New Delhi/ Washington:
US President Donald Trump will make his first state visit to India next week, nearly five months after he joined Prime Minister Narendra Modi at the grand ‘Howdy, Modi’ event in Houston, Texas.
President Trump, along with First Lady Melania Trump, will arrive for a two-day visit on February 24. He will travel to New Delhi and Ahmedabad, which is in PM Modi’s home state of Gujarat and “played such an important role in Mahatma Gandhi’s life and leadership of the Indian independence movement,” the White House said in a statement on Monday.
“During a phone call over the weekend, President Trump and Prime Minister Modi agreed the trip will further strengthen the United States-India strategic partnership and highlight the strong and enduring bonds between the American and Indian people,” the statement further read.
President Trump will “interact with a wide cross-section of the Indian society,” Foreign Ministry has said.
During his two-day visit, India and the US hope to seal a trade deal pending since 2018 amid a strain in ties. New Delhi hopes the US President will revoke the cancelling of India’s preferential trade status or “Generalized System of Preference (GSP)” status.
Agra in Uttar Pradesh was also considered for President Trump’s itinerary, news agency PTI reported where he was expected to visit Taj Mahal – one of the most famous monuments in the world. A high-level logistics team from Washington handling President Trump’s foreign trips visited India earlier this month as a part of preparations.
It has not been officially confirmed if he would visit Agra.
India had invited President Trump for the January 26 Republic Day parade last year but it did not materialize. Trump had cited “scheduling constraints”; officials said the date of the President’s State of the Union address clashed with the Republic Day celebrations.

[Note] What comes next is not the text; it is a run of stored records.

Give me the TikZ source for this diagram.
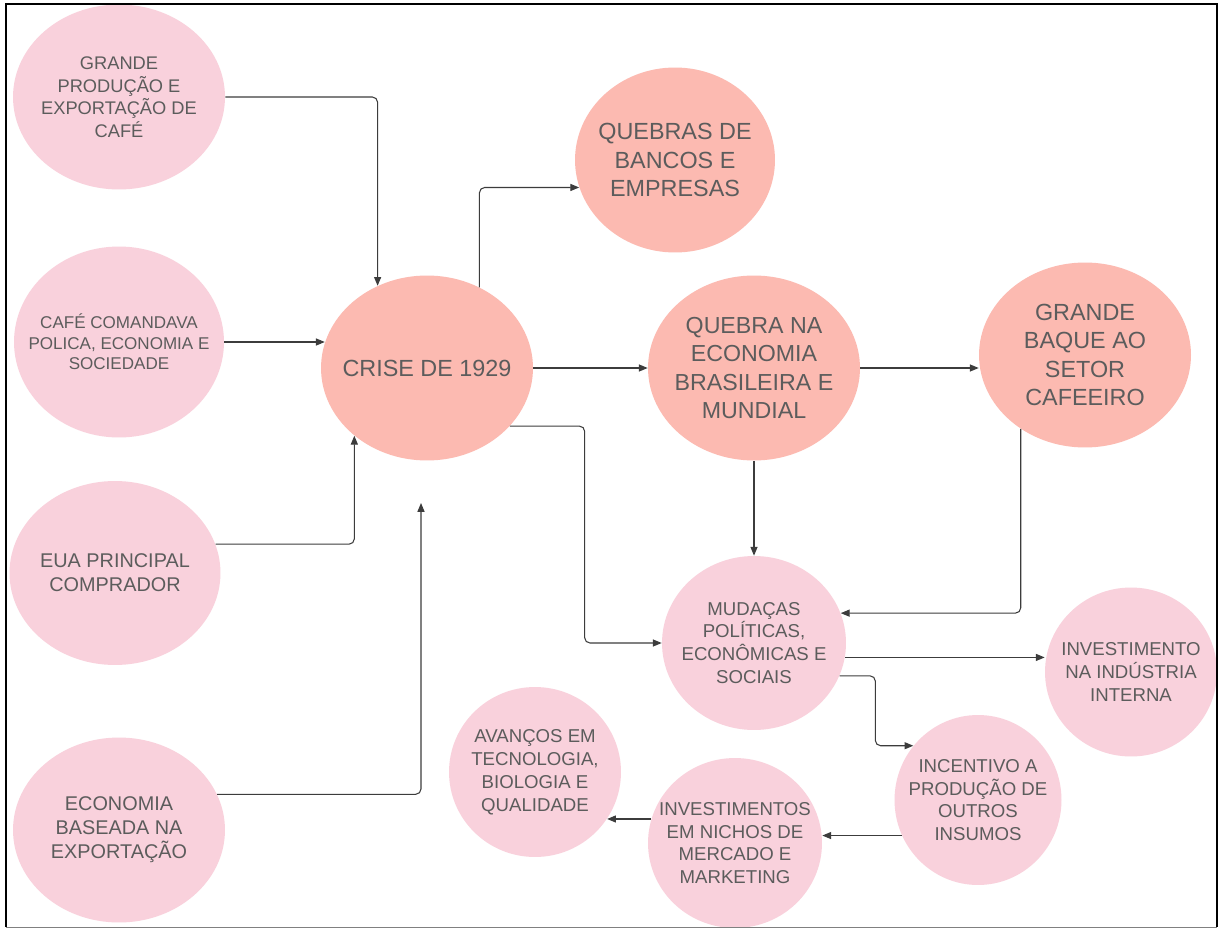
\documentclass[tikz,border=0pt]{standalone}
\usepackage{fontspec}
\setmainfont{Liberation Sans}
\usepackage{xcolor}
\usepackage{tikz}
\usetikzlibrary{arrows.meta,shapes.geometric,calc}

\definecolor{pinkfill}{RGB}{249,209,220}
\definecolor{salmonfill}{RGB}{252,186,177}
\definecolor{txtgray}{RGB}{92,92,92}
\definecolor{linegray}{RGB}{60,60,60}

\tikzset{
	bubble/.style={ellipse, fill=pinkfill, text=txtgray, align=center, inner xsep=-3cm, inner ysep=-3cm,
		minimum width=4.24cm, minimum height=3.7cm, font=\fontsize{10.6}{13}\selectfont},
	hotbubble/.style={bubble, fill=salmonfill, font=\fontsize{13.3}{16}\selectfont},
	midtext/.style={font=\fontsize{11.3}{13.6}\selectfont},
	link/.style={draw=linegray, line width=0.6pt, rounded corners=3pt, -{Triangle[length=5pt,width=4pt]}}
}

\begin{document}
\begin{tikzpicture}[x=0.02cm, y=-0.02cm]
		\useasboundingbox (0, 0) rectangle (1219, 929);
		\fill[white] (0, 0) rectangle (1219, 929);

		% causes on the left
		\node[bubble, font=\fontsize{10.4}{12.8}\selectfont] (prod) at (119, 97) {GRANDE\\PRODUÇÃO E\\EXPORTAÇÃO DE\\CAFÉ};
		\node[bubble, minimum width=4.2cm, minimum height=3.82cm, font=\fontsize{9.7}{11.7}\selectfont] (cafe) at (119, 342) {CAFÉ COMANDAVA\\POLICA, ECONOMIA E\\SOCIEDADE};
		\node[bubble, midtext, minimum width=4.22cm, minimum height=3.68cm] (eua) at (115, 573) {EUA PRINCIPAL\\COMPRADOR};
		\node[bubble, midtext] (expo) at (119, 830) {ECONOMIA\\BASEADA NA\\EXPORTAÇÃO};

		% the crisis and its effects
		\node[hotbubble] (crise) at (427, 368) {CRISE DE 1929};
		\node[hotbubble, minimum width=4cm] (quebras) at (675, 160) {QUEBRAS DE\\BANCOS E\\EMPRESAS};
		\node[hotbubble, font=\fontsize{13.2}{16}\selectfont] (quebra) at (754, 368) {QUEBRA NA\\ECONOMIA\\BRASILEIRA E\\MUNDIAL};
		\node[hotbubble] (baque) at (1085, 355) {GRANDE\\BAQUE AO\\SETOR\\CAFEEIRO};

		\node[bubble, minimum width=3.68cm, minimum height=3.48cm] (mud) at (754, 643) {MUDAÇAS\\POLÍTICAS,\\ECONÔMICAS E\\SOCIAIS};
		\node[bubble, minimum width=3.44cm, minimum height=3.38cm] (ind) at (1131, 672) {INVESTIMENTO\\NA INDÚSTRIA\\INTERNA};
		\node[bubble, minimum width=3.34cm, minimum height=3.4cm] (inc) at (978, 800) {INCENTIVO A\\PRODUÇÃO DE\\OUTROS\\INSUMOS};
		\node[bubble, minimum width=3.48cm, minimum height=3.4cm] (nich) at (735, 843) {INVESTIMENTOS\\EM NICHOS DE\\MERCADO E\\MARKETING};
		\node[bubble, minimum width=3.44cm, minimum height=3.4cm] (avan) at (535, 772) {AVANÇOS EM\\TECNOLOGIA,\\BIOLOGIA E\\QUALIDADE};

		\coordinate (exptip) at (421, 503);

		\draw[link] (prod.east) -| (crise.121);
		\draw[link] (cafe.east) -- (cafe.east -| crise.166);
		\draw[link] (eua.16) -| (crise.223);
		\draw[link] (expo.20) -| (exptip);

		\draw[link] (crise.57) |- (quebras.196);
		\draw[link] (crise.east) -- (quebra.west);
		\draw[link] (crise.325) -| ($(mud.west)+(-77, 0)$) -- (mud.west);
		\draw[link] (quebra.east) -- (quebra.east -| baque.west);
		\draw[link] (quebra.south) -- (mud.north);
		\draw[link] (baque.229) |- (mud.19);

		\draw[link] (mud.-9) -- (mud.-9 -| ind.west);
		\draw[link] (mud.-21) -| ($(inc.140)+(-38, 0)$) -- (inc.140);
		\draw[link] (inc.205) -- (inc.205 -| nich.east);
		\draw[link] (nich.164) -- (nich.164 -| avan.-33);

		% frame
		\draw[line width=1.2pt] (6, 927) -- (6, 4) -- (1217, 4) -- (1217, 927);
		\draw[line width=0.5pt, black!50] (6, 927) -- (1217, 927);
	\end{tikzpicture}
\end{document}
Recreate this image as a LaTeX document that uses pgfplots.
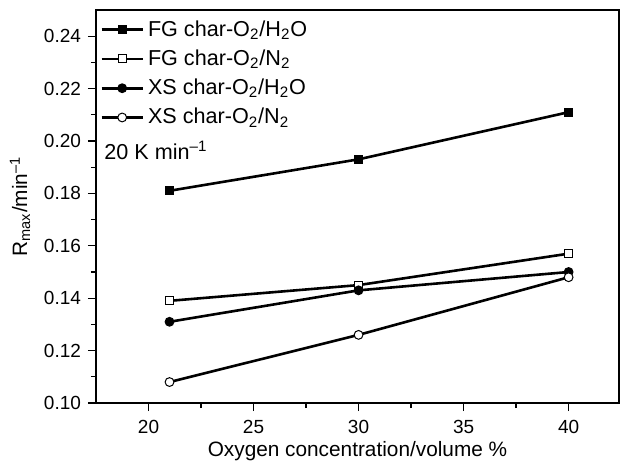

In November, President Trump – who will seek re-election in US polls in November- had said: “He wants me to go there. I will be going at some point to India.”
Over 50,000 Indian-Americans attended the grand “Howdy Modi” event at Houston’s NRG Stadium in September last year, billed by the organisers as the largest-ever turnout for a foreign elected leader on US soil. The Indian-Americans are also potential voters for President Trump.
The American president’s visit has emerged at a time the government is facing protests across the country on a new religion-based citizenship law and also amid concerns expressed by US lawmakers over the situation in Kashmir, which has been under severe communication and security lockdown since August, when special status was scrapped.